Danial claims that he "has offered direct evidence of discrimination" because "[h]e was treated differently than similarly situated African-American faculty members." (Pl.'s Reply & Opp. at 26, ECF No. 74). "Direct evidence must be evidence of conduct or statements that both reflect directly the alleged discriminatory attitude and that bear directly on the contested employment decision." Warch v. Ohio Cas. Ins. Co. , 435 F.3d 510, 520 (4th Cir. 2006) (internal citation and quotation marks omitted). Danial does not present any evidence of conduct or statements that directly reflect the anti-Caucasian bias he alleges.

It is undisputed that Danial satisfies elements (1) and (3) of a prima facie case for discriminatory failure to hire, as he belongs to a protected class and was rejected for a contractual faculty position. MSU, however, contends that Danial cannot meet elements (2) and (4). MSU states that Danial was not qualified for the position, and that after his rejection, MSU offered contractual positions to several Caucasian individuals. However, "[t]he burden of establishing a prima facie case ... is not onerous." See Burdine , 450 U.S. at 253, 101 S.Ct. 1089 ; see also Westmoreland , 924 F.3d at 725. Given that Danial worked as a contractual professor in MSU's Mathematics Department for twenty years, and was asked to submit a CV for consideration for the 2014–15 academic year, the court will assume without deciding that he was qualified for the position and can satisfy element (2) of a prima facie case. Although it is a close question, the court will also assume that element (4) is satisfied. MSU claims that Danial cannot show that the position was filled by a person outside his protected class, as MSU offered contractual faculty positions to nine Caucasian teachers (as well as five African American teachers). But Danial claims that his particular position was filled by Dr. James McCalla, an African American man. Danial's claim is buttressed by Nkwanta's apparent agreement in his deposition with the statement that "Dr. McCalla took [Danial's] position." (Nkwanta Depo. at 30:13–31:21, Pl.'s Mot. Ex. D11, ECF No. 67-10). Considering the low standard for establishing a prima facie case, the court will assume without deciding that Danial can satisfy element (4).

MSU claims that Danial was not qualified for the "revised contract appointments," which placed greater emphasis on service and collegiality. MSU's evidence, however, suggests that service and collegiality were used to rank candidates rather than screen candidates out as unqualified.

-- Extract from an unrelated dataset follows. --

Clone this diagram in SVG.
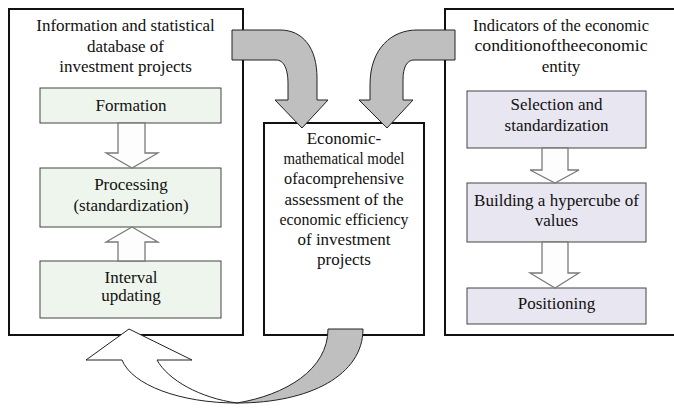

MSU has articulated a non-discriminatory reason for its failure to hire Danial for full-time contractual positions in the Mathematics Department. Specifically, MSU states that Danial was not hired because of his lack of recent service and lack of collegiality, MSU supports this contention with the affidavits of Nkwanta, P&T Committee members Xie and Pankov, and the deposition of P&T Committee member Woodson. MSU also provides the affidavits of several other professors in the Mathematics Department as evidence of Danial's lack of collegiality. (Julian Fuller Aff. ¶¶ 3–6, Def.'s Opp. & Cross Mot. Ex. 11, ECF No. 68-11; Jean-Pierre Liamba Aff. ¶ 5, Def.'s Opp. & Cross Mot. Ex. 12, ECF No. 68-12; Yilmaz Aff. ¶ 6).

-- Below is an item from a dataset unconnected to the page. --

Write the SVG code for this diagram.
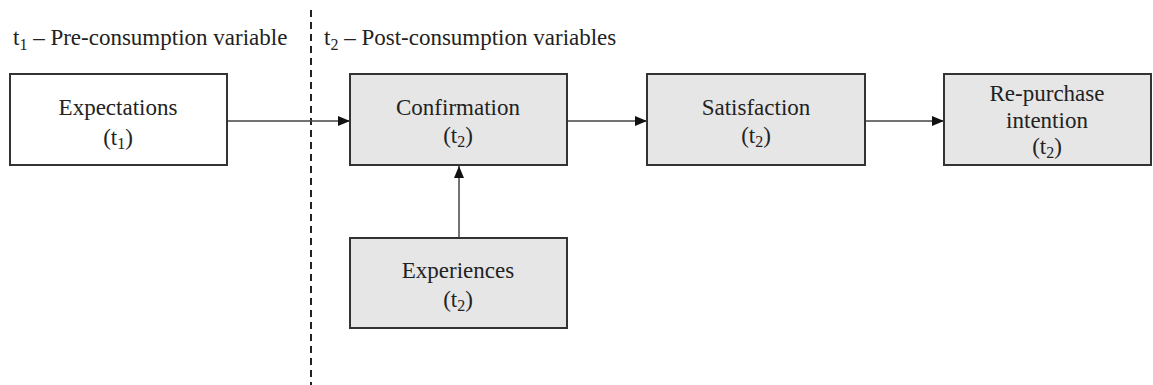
<svg xmlns="http://www.w3.org/2000/svg" width="1153" height="385" viewBox="0 0 1153 385">
<style>
text{font-family:"Liberation Serif","Times New Roman",serif;font-size:23px;fill:#222}
.c{text-anchor:middle}
.box{stroke:#333;stroke-width:2}
.w{fill:#fff}
.g{fill:#e6e6e6}
.sub{font-size:16px}
.edge{stroke:#444;stroke-width:1.5;fill:none}
</style>
<defs>
<marker id="ah" markerWidth="12" markerHeight="10" refX="12" refY="5" orient="auto" markerUnits="userSpaceOnUse">
<path d="M0,0 L12,5 L0,10 Z" fill="#111"/>
</marker>
</defs>
<line x1="311" y1="10" x2="311" y2="385" stroke="#222" stroke-width="2" stroke-dasharray="7,5"/>
<text x="13" y="45">t<tspan class="sub" dy="5">1</tspan><tspan dy="-5"> – Pre-consumption variable</tspan></text>
<text x="324" y="45">t<tspan class="sub" dy="5">2</tspan><tspan dy="-5"> – Post-consumption variables</tspan></text>
<g id="connectors">
<line class="edge" x1="227" y1="121" x2="350" y2="121" marker-end="url(#ah)"/>
<line class="edge" x1="567" y1="121" x2="647" y2="121" marker-end="url(#ah)"/>
<line class="edge" x1="865" y1="121" x2="944" y2="121" marker-end="url(#ah)"/>
<line class="edge" x1="459" y1="238" x2="459" y2="166" marker-end="url(#ah)"/>
</g>
<g id="expectations">
<rect class="box w" x="10" y="74" width="217" height="91"/>
<text class="c" x="118" y="115">Expectations</text>
<text class="c" x="118" y="145">(t<tspan class="sub" dy="4">1</tspan><tspan dy="-4">)</tspan></text>
</g>
<g id="confirmation">
<rect class="box g" x="350" y="74" width="217" height="91"/>
<text class="c" x="458" y="115">Confirmation</text>
<text class="c" x="458" y="143">(t<tspan class="sub" dy="4">2</tspan><tspan dy="-4">)</tspan></text>
</g>
<g id="satisfaction">
<rect class="box g" x="647" y="74" width="218" height="91"/>
<text class="c" x="756" y="115">Satisfaction</text>
<text class="c" x="756" y="143">(t<tspan class="sub" dy="4">2</tspan><tspan dy="-4">)</tspan></text>
</g>
<g id="repurchase">
<rect class="box g" x="944" y="74" width="207" height="91"/>
<text class="c" x="1047" y="101">Re-purchase</text>
<text class="c" x="1047" y="128">intention</text>
<text class="c" x="1047" y="154">(t<tspan class="sub" dy="4">2</tspan><tspan dy="-4">)</tspan></text>
</g>
<g id="experiences">
<rect class="box g" x="350" y="238" width="217" height="90"/>
<text class="c" x="458" y="278">Experiences</text>
<text class="c" x="458" y="307">(t<tspan class="sub" dy="4">2</tspan><tspan dy="-4">)</tspan></text>
</g>
</svg>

Danial cannot meet his burden of showing that MSU's proffered reason for his non-hire is a pretext for discrimination. Danial claims that the P&T Committee evaluation process was "invalid and racially motivated," (Pl.'s Reply & Opp. at 27, ECF No. 74), but provides no evidence to support this claim, other than his belief that Nkwanta and the P&T Committee members are lying. A plaintiff's "own assertions of discrimination ... in and of themselves are insufficient to counter substantial evidence of legitimate nondiscriminatory reasons for an adverse employment action." Adams v. Trustees of the Univ. of N.C.-Wilmington , 640 F.3d 550, 560 (4th Cir. 2011) ; see also Pascual v. Lowe's Home Centers, Inc. , 193 F. App'x 229, 233 (4th Cir. 2006) (declining to credit a plaintiff's unsubstantiated claim that his supervisor "was dishonest, and therefore, his written warnings are unreliable and should not be considered").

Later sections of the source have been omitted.